REQUIREMENTS:
Return the listing below word for word.
------ SUPPLIED MATERIAL ------
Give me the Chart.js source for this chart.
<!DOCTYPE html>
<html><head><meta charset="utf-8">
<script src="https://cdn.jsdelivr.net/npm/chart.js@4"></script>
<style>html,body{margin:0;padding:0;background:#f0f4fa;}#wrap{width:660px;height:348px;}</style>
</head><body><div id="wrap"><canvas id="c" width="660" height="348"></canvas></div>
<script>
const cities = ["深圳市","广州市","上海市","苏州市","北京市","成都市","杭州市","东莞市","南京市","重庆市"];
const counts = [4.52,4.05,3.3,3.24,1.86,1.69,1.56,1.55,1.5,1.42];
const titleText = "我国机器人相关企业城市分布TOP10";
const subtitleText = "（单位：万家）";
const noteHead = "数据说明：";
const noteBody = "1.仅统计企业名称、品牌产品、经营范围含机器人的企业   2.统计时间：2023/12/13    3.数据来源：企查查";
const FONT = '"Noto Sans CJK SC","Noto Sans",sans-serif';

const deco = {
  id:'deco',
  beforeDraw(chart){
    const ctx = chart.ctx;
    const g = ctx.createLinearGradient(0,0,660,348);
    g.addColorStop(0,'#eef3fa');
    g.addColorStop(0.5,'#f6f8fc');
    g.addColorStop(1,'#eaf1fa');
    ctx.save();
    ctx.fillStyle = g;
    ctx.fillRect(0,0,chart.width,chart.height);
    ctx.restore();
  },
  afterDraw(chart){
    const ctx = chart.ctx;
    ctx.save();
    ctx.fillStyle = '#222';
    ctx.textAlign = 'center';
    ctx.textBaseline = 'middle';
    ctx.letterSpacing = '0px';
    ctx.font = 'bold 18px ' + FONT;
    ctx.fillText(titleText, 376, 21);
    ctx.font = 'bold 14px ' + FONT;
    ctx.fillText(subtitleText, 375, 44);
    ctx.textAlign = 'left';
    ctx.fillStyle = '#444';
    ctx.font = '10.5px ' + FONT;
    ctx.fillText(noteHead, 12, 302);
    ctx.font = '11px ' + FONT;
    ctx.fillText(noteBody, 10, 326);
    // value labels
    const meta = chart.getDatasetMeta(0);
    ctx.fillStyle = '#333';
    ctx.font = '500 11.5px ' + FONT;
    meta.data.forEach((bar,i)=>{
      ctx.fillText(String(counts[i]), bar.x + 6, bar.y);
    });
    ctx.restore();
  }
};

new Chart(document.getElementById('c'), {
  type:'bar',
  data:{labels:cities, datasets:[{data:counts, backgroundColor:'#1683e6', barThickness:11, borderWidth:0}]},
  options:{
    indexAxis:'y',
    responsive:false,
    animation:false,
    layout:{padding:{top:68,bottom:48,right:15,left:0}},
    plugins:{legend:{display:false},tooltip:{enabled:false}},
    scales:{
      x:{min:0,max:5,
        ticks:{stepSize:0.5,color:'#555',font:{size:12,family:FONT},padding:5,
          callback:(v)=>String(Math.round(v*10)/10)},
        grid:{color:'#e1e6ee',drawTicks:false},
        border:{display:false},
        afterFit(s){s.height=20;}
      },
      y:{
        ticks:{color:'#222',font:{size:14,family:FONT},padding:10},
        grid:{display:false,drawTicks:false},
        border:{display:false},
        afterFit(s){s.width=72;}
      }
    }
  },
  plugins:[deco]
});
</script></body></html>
------
ANSWER FOR THIS EXERCISE:
Give me the Chart.js source for this chart.
<!DOCTYPE html>
<html><head><meta charset="utf-8">
<script src="https://cdn.jsdelivr.net/npm/chart.js@4"></script>
<style>html,body{margin:0;padding:0;background:#f0f4fa;}#wrap{width:660px;height:348px;}</style>
</head><body><div id="wrap"><canvas id="c" width="660" height="348"></canvas></div>
<script>
const cities = ["深圳市","广州市","上海市","苏州市","北京市","成都市","杭州市","东莞市","南京市","重庆市"];
const counts = [4.52,4.05,3.3,3.24,1.86,1.69,1.56,1.55,1.5,1.42];
const titleText = "我国机器人相关企业城市分布TOP10";
const subtitleText = "（单位：万家）";
const noteHead = "数据说明：";
const noteBody = "1.仅统计企业名称、品牌产品、经营范围含机器人的企业   2.统计时间：2023/12/13    3.数据来源：企查查";
const FONT = '"Noto Sans CJK SC","Noto Sans",sans-serif';

const deco = {
  id:'deco',
  beforeDraw(chart){
    const ctx = chart.ctx;
    const g = ctx.createLinearGradient(0,0,660,348);
    g.addColorStop(0,'#eef3fa');
    g.addColorStop(0.5,'#f6f8fc');
    g.addColorStop(1,'#eaf1fa');
    ctx.save();
    ctx.fillStyle = g;
    ctx.fillRect(0,0,chart.width,chart.height);
    ctx.restore();
  },
  afterDraw(chart){
    const ctx = chart.ctx;
    ctx.save();
    ctx.fillStyle = '#222';
    ctx.textAlign = 'center';
    ctx.textBaseline = 'middle';
    ctx.letterSpacing = '0px';
    ctx.font = 'bold 18px ' + FONT;
    ctx.fillText(titleText, 376, 21);
    ctx.font = 'bold 14px ' + FONT;
    ctx.fillText(subtitleText, 375, 44);
    ctx.textAlign = 'left';
    ctx.fillStyle = '#444';
    ctx.font = '10.5px ' + FONT;
    ctx.fillText(noteHead, 12, 302);
    ctx.font = '11px ' + FONT;
    ctx.fillText(noteBody, 10, 326);
    // value labels
    const meta = chart.getDatasetMeta(0);
    ctx.fillStyle = '#333';
    ctx.font = '500 11.5px ' + FONT;
    meta.data.forEach((bar,i)=>{
      ctx.fillText(String(counts[i]), bar.x + 6, bar.y);
    });
    ctx.restore();
  }
};

new Chart(document.getElementById('c'), {
  type:'bar',
  data:{labels:cities, datasets:[{data:counts, backgroundColor:'#1683e6', barThickness:11, borderWidth:0}]},
  options:{
    indexAxis:'y',
    responsive:false,
    animation:false,
    layout:{padding:{top:68,bottom:48,right:15,left:0}},
    plugins:{legend:{display:false},tooltip:{enabled:false}},
    scales:{
      x:{min:0,max:5,
        ticks:{stepSize:0.5,color:'#555',font:{size:12,family:FONT},padding:5,
          callback:(v)=>String(Math.round(v*10)/10)},
        grid:{color:'#e1e6ee',drawTicks:false},
        border:{display:false},
        afterFit(s){s.height=20;}
      },
      y:{
        ticks:{color:'#222',font:{size:14,family:FONT},padding:10},
        grid:{display:false,drawTicks:false},
        border:{display:false},
        afterFit(s){s.width=72;}
      }
    }
  },
  plugins:[deco]
});
</script></body></html>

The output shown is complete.